Ömer Faruk Gergerlioğlu: Biliyorsunuz dinlediniz, kimisi Yargıtay tarafından onandı, kimisi Anayasa Mahkemesi tarafından onandı AİHM’e gidiyorlar, oldukça sıkıntılı ve çetrefilli bir yoldalar ama masumlar. Yargısal kararlar var fakat masumlar, bir şekilde bu cezaları kabul etmiyor kendileri ve anne babaları mücadele ediyorlar. Bizim gördüğümüz iktidar kanadı ve yargı kanadı maalesef hukuksuz zalim vicdansızca kararlarına devam ediyor fakat bu böyle olmaz. Adaletsiz bir karar gencecik insanlar ömür boyu mu yatacaklar? Ne zaman bitecek diye soruyor anne babalar. Tamam yanlış bir karar alındı da bir yerde bitsin diyorlar. Bunu yapabilmek kamuoyunun elinde, sadece anne babalar sesini duyurmak ile olmuyor. Kamuoyunun da destek vermesi lazım. Programımız vasıtasıyla tüm kamuoyuna 85 milyona sesleniyoruz ve diyoruz ki; bu mağdur mazlum zulme uğramış mahpus ve yakınlarının sesini duyun diyoruz ve lütfen bu konuya kulak kabartın ve toplumsal duyarlılık ile ve vicdani hisler ile bu meseleyi gelin birlikte çözelim diyoruz.

Emine Aşık; “ Devlet büyüklerimizden sahip çıkmalarını istiyoruz çocuklarımıza. Tek isteğimiz bu. Herkese çağrımız. Çocuklarımıza sahip çıksınlar. Çocuklarımız gerçekten suçsuz.

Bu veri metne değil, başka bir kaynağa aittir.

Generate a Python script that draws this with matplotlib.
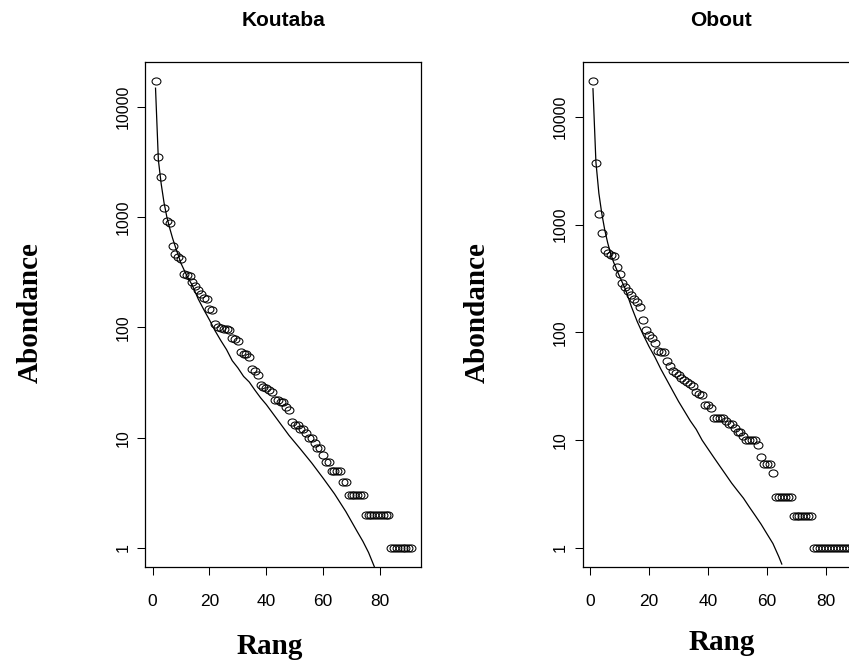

Esme Aktaş: “ Adil şekilde yargılansınlar. Evde oturacağımıza mecliste çocuklarımızı arıyoruz. Her gün meclise gelip çocuklarımızı arıyoruz. Adilce yargılasınlar çocuklarımızı ve bize çocuklarımıza teslim etsinler. Biz onlara nasıl teslim ettiysek onlar da bize teslim etsin.

Ömer Faruk Gergerlioğlu: Tüm temenniniz bu sesiniz olmaya devam edeceğiz. ÖFG TV’yi burada bitiriyoruz fakat adalet mücadelemiz bitmiyor, ne zaman ki Türkiye’de adil bir yargılanma olur, askeri öğrenciler, kursiyer teğmenler, adil bir şekilde yargılanıp cezaevinden çıkarsa mücadele o zaman bitecek. Ne zamanki tüm adil olmayan yargılamalar ile mahkum olan mahpuslar adalete ulaşırsa mücadele o zaman bitecek. Haftaya Salı günü saat 21.00’da yeni bir ÖFG TV programında buluşana kadar hoşça kalın. İyi akşamlar.